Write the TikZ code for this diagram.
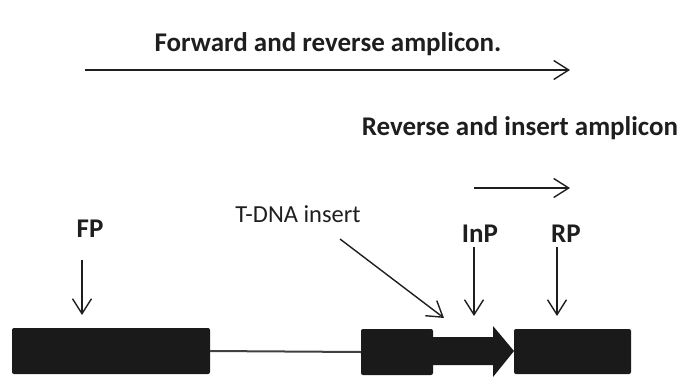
\documentclass[tikz,border=0pt]{standalone}
\usepackage{fontspec}
\setmainfont{Carlito}
\usetikzlibrary{arrows.meta}
\definecolor{ink}{HTML}{1E1E1E}
\definecolor{boxfill}{HTML}{1A1A1A}
\begin{document}
\begin{tikzpicture}[x=1pt,y=-1pt,
  lbl/.style={inner sep=0pt,text=ink,font=\fontsize{27}{32}\selectfont\bfseries,anchor=base},
  lblreg/.style={inner sep=0pt,text=ink,font=\fontsize{24.5}{29}\selectfont,anchor=base},
  conn/.style={draw=ink,line width=1.4pt,-{Straight Barb[length=15pt,width=19pt,line width=1.4pt]}},
  exon/.style={fill=boxfill,rounded corners=2pt,inner sep=0pt,outer sep=0pt,anchor=north west}]
\useasboundingbox (0,0) rectangle (685,380);
% titles
\node[lbl] (t1) at (328,51) {Forward and reverse amplicon.};
\coordinate (a1s) at (85,70);
\coordinate (a1e) at (570,70);
\draw[conn] (a1s) -- (a1e);
\node[lbl] (t2) at (520,135) {Reverse and insert amplicon};
\coordinate (a2s) at (474,188);
\coordinate (a2e) at (570,188);
\draw[conn] (a2s) -- (a2e);
% gene structure
\node[exon,minimum width=198pt,minimum height=46pt] (box1) at (12,328) {};
\node[exon,minimum width=72pt,minimum height=46pt] (box2) at (361,329) {};
\node[exon,minimum width=117pt,minimum height=45pt] (box3) at (514,329) {};
\draw[draw=ink!85,line width=2pt] (box1.east) -- (box2.west);
\fill[boxfill] (431,337) -- (493,337) -- (493,326) -- (514,351) -- (493,377) -- (493,365) -- (431,365) -- cycle;
% labels
\node[lbl] (fp) at (90,237) {FP};
\node[lbl] (inp) at (480,242) {InP};
\node[lbl] (rp) at (566,242) {RP};
\node[lblreg] (tdna) at (298,222) {T-DNA insert};
\coordinate (fps) at (82,260);
\coordinate (fpe) at (82,315);
\coordinate (inps) at (474,247);
\coordinate (inpe) at (474,316);
\coordinate (rps) at (557,247);
\coordinate (rpe) at (557,316);
\coordinate (tds) at (340,239);
\coordinate (tde) at (444,318);
\draw[conn] (fps) -- (fpe);
\draw[conn] (inps) -- (inpe);
\draw[conn] (rps) -- (rpe);
\draw[conn] (tds) -- (tde);
\end{tikzpicture}
\end{document}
__________________________________________________
* YOUR TASK *
Make an exact copy of the listing above. Do not include the pictures.

* RESULT BELOW *
Write the TikZ code for this diagram.
\documentclass[tikz,border=0pt]{standalone}
\usepackage{fontspec}
\setmainfont{Carlito}
\usetikzlibrary{arrows.meta}
\definecolor{ink}{HTML}{1E1E1E}
\definecolor{boxfill}{HTML}{1A1A1A}
\begin{document}
\begin{tikzpicture}[x=1pt,y=-1pt,
  lbl/.style={inner sep=0pt,text=ink,font=\fontsize{27}{32}\selectfont\bfseries,anchor=base},
  lblreg/.style={inner sep=0pt,text=ink,font=\fontsize{24.5}{29}\selectfont,anchor=base},
  conn/.style={draw=ink,line width=1.4pt,-{Straight Barb[length=15pt,width=19pt,line width=1.4pt]}},
  exon/.style={fill=boxfill,rounded corners=2pt,inner sep=0pt,outer sep=0pt,anchor=north west}]
\useasboundingbox (0,0) rectangle (685,380);
% titles
\node[lbl] (t1) at (328,51) {Forward and reverse amplicon.};
\coordinate (a1s) at (85,70);
\coordinate (a1e) at (570,70);
\draw[conn] (a1s) -- (a1e);
\node[lbl] (t2) at (520,135) {Reverse and insert amplicon};
\coordinate (a2s) at (474,188);
\coordinate (a2e) at (570,188);
\draw[conn] (a2s) -- (a2e);
% gene structure
\node[exon,minimum width=198pt,minimum height=46pt] (box1) at (12,328) {};
\node[exon,minimum width=72pt,minimum height=46pt] (box2) at (361,329) {};
\node[exon,minimum width=117pt,minimum height=45pt] (box3) at (514,329) {};
\draw[draw=ink!85,line width=2pt] (box1.east) -- (box2.west);
\fill[boxfill] (431,337) -- (493,337) -- (493,326) -- (514,351) -- (493,377) -- (493,365) -- (431,365) -- cycle;
% labels
\node[lbl] (fp) at (90,237) {FP};
\node[lbl] (inp) at (480,242) {InP};
\node[lbl] (rp) at (566,242) {RP};
\node[lblreg] (tdna) at (298,222) {T-DNA insert};
\coordinate (fps) at (82,260);
\coordinate (fpe) at (82,315);
\coordinate (inps) at (474,247);
\coordinate (inpe) at (474,316);
\coordinate (rps) at (557,247);
\coordinate (rpe) at (557,316);
\coordinate (tds) at (340,239);
\coordinate (tde) at (444,318);
\draw[conn] (fps) -- (fpe);
\draw[conn] (inps) -- (inpe);
\draw[conn] (rps) -- (rpe);
\draw[conn] (tds) -- (tde);
\end{tikzpicture}
\end{document}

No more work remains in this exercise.